Originally Posted by Roadie View Post
This kind of thing grinds my gears. If an employer expects this, then the employer should provide the phone/camera/whatever. I refuse to use my personal technology for the benefit of my employer. We just had an emergency drill last week, and part of the preparation was updating contact lists for everyone. The person in charge of that came in and wanted my cell phone number. I politely refused. My home phone is sufficient; if you can't contact me through that then I'm not available. If you think you need to contact me for an emergency, then provide me with an agency cell phone. Part of my reasoning is because my boss is constantly texting people who call in sick or take a vacation day to ask them questions, and when I'm off work - for whatever reason - I'm off work. The other part of that is I'm a public employee and I don't want my phone having to be searched for a public records act request.

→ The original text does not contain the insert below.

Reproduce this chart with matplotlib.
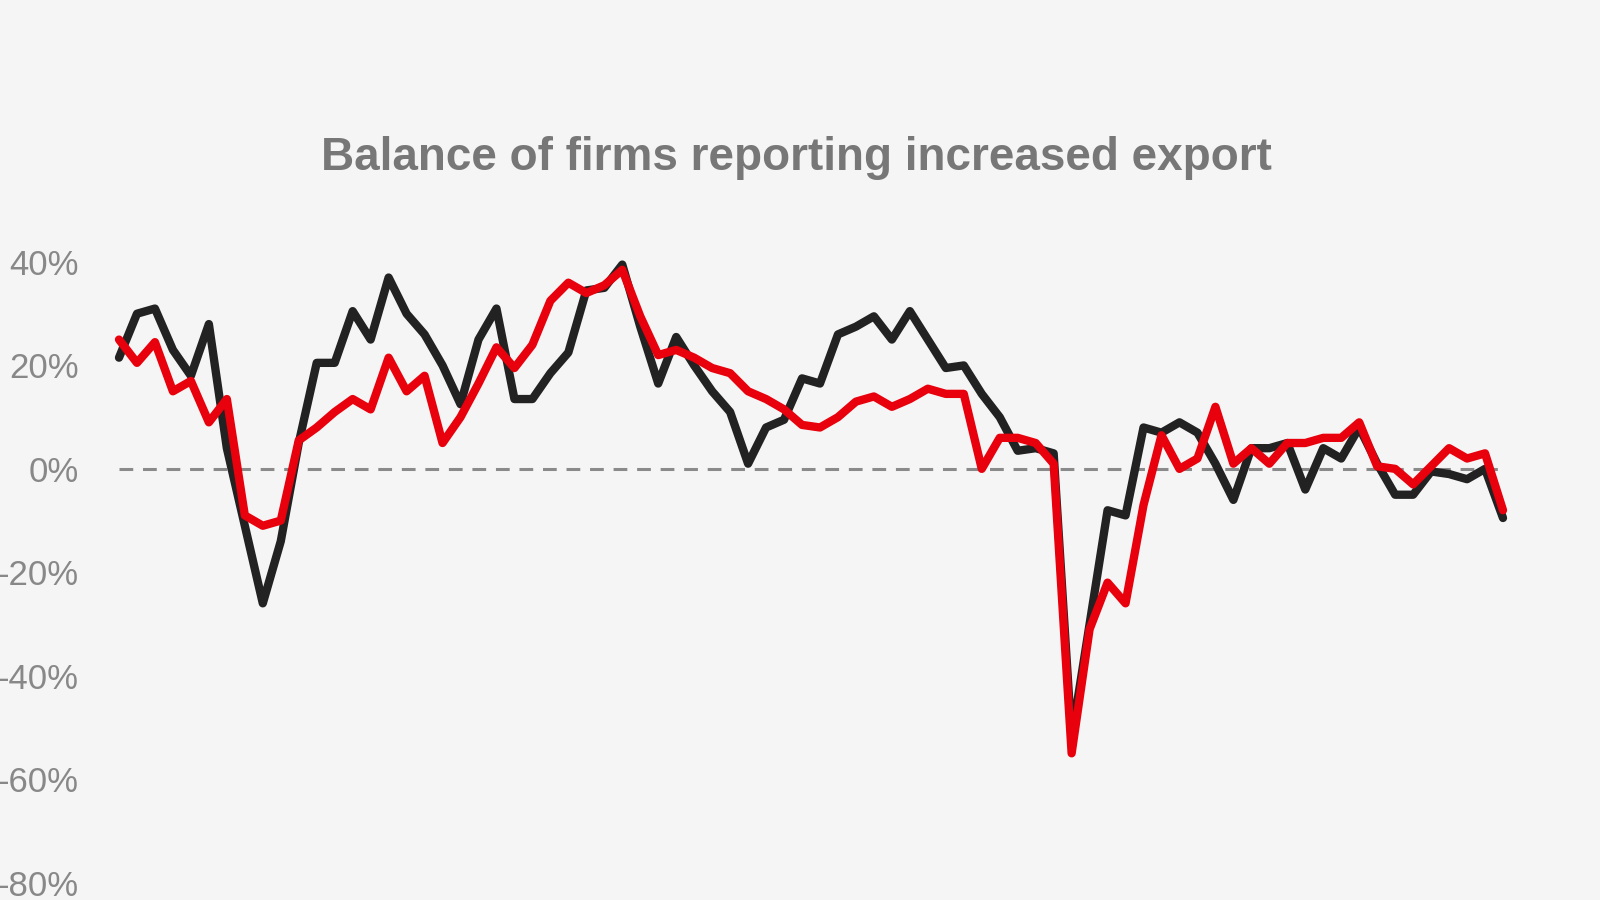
import numpy as np
import matplotlib
matplotlib.use('Agg')
import matplotlib.pyplot as plt
from matplotlib.ticker import FuncFormatter

# balance of firms, % (quarterly readings)
black_series = [21.5, 30, 31, 23, 18, 28, 4, -11, -26, -14,
                5, 20.5, 20.5, 30.5, 25, 37, 30, 26, 20, 12.5,
                25, 31, 13.5, 13.5, 18.5, 22.5, 34.5, 35, 39.5, 27.5,
                16.5, 25.5, 20, 15, 11, 1, 8, 9.5, 17.5, 16.5,
                26, 27.5, 29.5, 25, 30.5, 25, 19.5, 20, 14.5, 10,
                3.5, 4, 3, -52, -30, -8, -9, 8, 7, 9,
                7, 1, -6, 4, 4, 5, -4, 4, 2, 8,
                1, -5, -5, -0.5, -1, -2, 0, -9.5]
red_series = [25, 20.5, 24.5, 15, 17, 9, 13.5, -9, -11, -10,
              5.5, 8, 11, 13.5, 11.5, 21.5, 15, 18, 5, 10,
              16.5, 23.5, 19.5, 24, 32.5, 36, 34, 35.5, 38.5, 29.5,
              22, 23, 21.5, 19.5, 18.5, 15, 13.5, 11.5, 8.5, 8,
              10, 13, 14, 12, 13.5, 15.5, 14.5, 14.5, 0, 6,
              6, 5, 1, -55, -31, -22, -26, -7, 6.5, 0,
              2, 12, 1, 4, 1, 5, 5, 6, 6, 9,
              0.5, 0, -3, 0.5, 4, 2, 3, -8]
y_ticks = [40, 20, 0, -20, -40, -60, -80]
title = 'Balance of firms reporting increased export'

bg = '#f5f5f5'
x = np.arange(len(black_series))

fig = plt.figure(figsize=(16, 9), dpi=100, facecolor=bg)
ax = fig.add_axes([119/1600, 17.4/900, (1503-119)/1600, 620.6/900])
ax.set_facecolor(bg)

ax.axhline(0, color='#8a8a8a', lw=2.2, ls=(0, (4.5, 3.2)), zorder=1)
ax.plot(x, black_series, color='#222222', lw=6, solid_joinstyle='round',
        solid_capstyle='round', clip_on=False, zorder=2)
ax.plot(x, red_series, color='#e8000c', lw=6, solid_joinstyle='round',
        solid_capstyle='round', clip_on=False, zorder=3)

ax.set_xlim(0, len(x) - 1)
ax.set_ylim(-80, 40)
ax.set_yticks(y_ticks)
ax.yaxis.set_major_formatter(FuncFormatter(lambda v, p: '%d%%' % v))
ax.set_xticks([])
ax.tick_params(axis='y', length=0, pad=29, labelsize=25, labelcolor='#888888')
for lab in ax.get_yticklabels():
    lab.set_fontfamily('Liberation Sans')
for s in ax.spines.values():
    s.set_visible(False)

fig.text(796/1600, 1 - 170/900, title, ha='center', va='baseline',
         fontsize=33, fontweight='bold', color='#777777', family='Liberation Sans')

fig.savefig('out.png', dpi=100, facecolor=bg)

Obviously it all depends. For instance, you are not being consistent in the 'refuse to use my personal technology' part - you allow the home landline number to be known by employer, just not your cell number. It's all technology. But you have also expressed a good reason for keeping it private - to keep it from public records act requests, and thereby possibly from even further delving into personal stuff, since it has been revealed in recent years about corrupt public officials using 'private' e-mails and/or cell phones to do official business so as to try to avoid legitimate public scrutiny. Such hidden business use makes any cell/e-mail/internet communication, particularly if it can be shown to be used at any times for work purposes, fair game for disclosure, IMHO. And that is a good reason to keep that number from the employer's records.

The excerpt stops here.